• **YOUR GOAL**
Return, without pictures, the lines from the start of the data through the one that contains "import pandas as pd".

★ ★ ★ ★ ★ ★ ★

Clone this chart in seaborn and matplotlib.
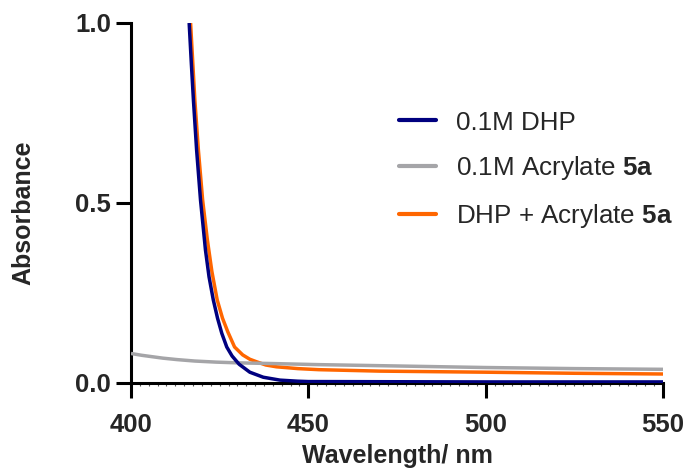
import matplotlib
matplotlib.use("Agg")
import matplotlib.pyplot as plt
from matplotlib.ticker import MultipleLocator
import seaborn as sns
import pandas as pd

# UV-vis absorbance spectra (wavelength in nm, absorbance)
dhp_wl = [416.4, 417.0, 417.6, 418.5, 419.6, 421.0, 422.0, 423.2, 424.4, 425.6,
          427.0, 428.5, 430.5, 433.5, 437.3, 442.0, 447.0, 450.0, 500.0, 550.0]
dhp_abs = [1.000, 0.890, 0.786, 0.647, 0.508, 0.369, 0.295, 0.231, 0.180, 0.138,
           0.100, 0.075, 0.052, 0.030, 0.016, 0.008, 0.005, 0.004, 0.003, 0.003]

acr_wl = [400, 403, 406, 409, 413, 418, 424, 430, 440, 453, 465, 500, 525, 550]
acr_abs = [0.082, 0.077, 0.073, 0.069, 0.065, 0.061, 0.058, 0.056, 0.054, 0.051,
           0.049, 0.043, 0.040, 0.038]

mix_wl = [416.8, 418.0, 419.0, 420.2, 421.5, 422.8, 424.3, 425.8, 427.3, 429.2,
          431.5, 433.5, 435.4, 438.0, 441.0, 447.0, 453.0, 470.0, 500.0, 525.0, 550.0]
mix_abs = [1.000, 0.786, 0.647, 0.508, 0.400, 0.310, 0.231, 0.180, 0.142, 0.100,
           0.078, 0.066, 0.059, 0.050, 0.045, 0.040, 0.037, 0.033, 0.030, 0.027, 0.025]

series_names = ["0.1M DHP", "0.1M Acrylate $\\mathbf{5a}$", "DHP + Acrylate $\\mathbf{5a}$"]
series_colors = ["#00007f", "#a5a5a8", "#ff6600"]

x_ticks = [400, 450, 500, 550]
y_ticks = [0.0, 0.5, 1.0]
y_tick_labels = ["0.0", "0.5", "1.0"]

frames = []
for name, wl, ab in zip(series_names, [dhp_wl, acr_wl, mix_wl], [dhp_abs, acr_abs, mix_abs]):
    frames.append(pd.DataFrame({"Wavelength": wl, "Absorbance": ab, "Sample": name}))
df = pd.concat(frames, ignore_index=True)

sns.set_style("white")
plt.rcParams["font.family"] = ["Liberation Sans", "DejaVu Sans"]
plt.rcParams["mathtext.fontset"] = "custom"
plt.rcParams["mathtext.rm"] = "Liberation Sans"
plt.rcParams["mathtext.bf"] = "Liberation Sans:bold"

fig = plt.figure(figsize=(6.89, 4.74), dpi=100)
ax = fig.add_axes([131 / 689, 1 - 383 / 474, 532 / 689, 360 / 474])

sns.lineplot(data=df, x="Wavelength", y="Absorbance", hue="Sample",
             hue_order=series_names, palette=series_colors,
             sort=False, estimator=None, linewidth=2.5, ax=ax)

# navy trace on top, then grey, then orange
for line, z in zip(ax.get_lines()[:3], [3.3, 3.2, 3.1]):
    line.set_zorder(z)
    line.set_solid_capstyle("butt")

ax.set_xlim(400, 550)
ax.set_ylim(0, 1.0)
ax.set_xticks(x_ticks)
ax.set_xticklabels([str(t) for t in x_ticks])
ax.set_yticks(y_ticks)
ax.set_yticklabels(y_tick_labels)
ax.xaxis.set_minor_locator(MultipleLocator(2.5))

for side in ["top", "right"]:
    ax.spines[side].set_visible(False)
for side in ["left", "bottom"]:
    ax.spines[side].set_linewidth(2.2)
    ax.spines[side].set_color("black")

ax.tick_params(axis="both", which="major", direction="out", length=10.8, width=2.2,
               color="black", labelsize=18.5)
ax.tick_params(axis="x", which="major", pad=11, bottom=True)
ax.tick_params(axis="y", which="major", pad=3.5, left=True)
ax.tick_params(axis="x", which="minor", direction="out", length=2.5, width=0.8,
               color="#555555", bottom=True)
for lbl in ax.get_xticklabels() + ax.get_yticklabels():
    lbl.set_fontweight("bold")

ax.set_xlabel("Wavelength/ nm", fontsize=18, fontweight="bold", labelpad=5)
ax.set_ylabel("Absorbance", fontsize=18, fontweight="bold")
ax.yaxis.set_label_coords(-0.18, 0.472)

handles, labels = ax.get_legend_handles_labels()
ax.legend(handles[:3], labels[:3], frameon=False, fontsize=18.7,
          loc="upper left", bbox_to_anchor=(399 / 689, 1 - 110.5 / 474),
          bbox_transform=fig.transFigure, borderpad=0, borderaxespad=0,
          handlelength=1.42, handletextpad=0.78, labelspacing=0.76)
for line in ax.get_legend().get_lines():
    line.set_linewidth(3.0)

fig.savefig("out.png", dpi=100)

★ ★ ★ ★ ★ ★ ★

• **ANSWER IN FULL**
Clone this chart in seaborn and matplotlib.
import matplotlib
matplotlib.use("Agg")
import matplotlib.pyplot as plt
from matplotlib.ticker import MultipleLocator
import seaborn as sns
import pandas as pd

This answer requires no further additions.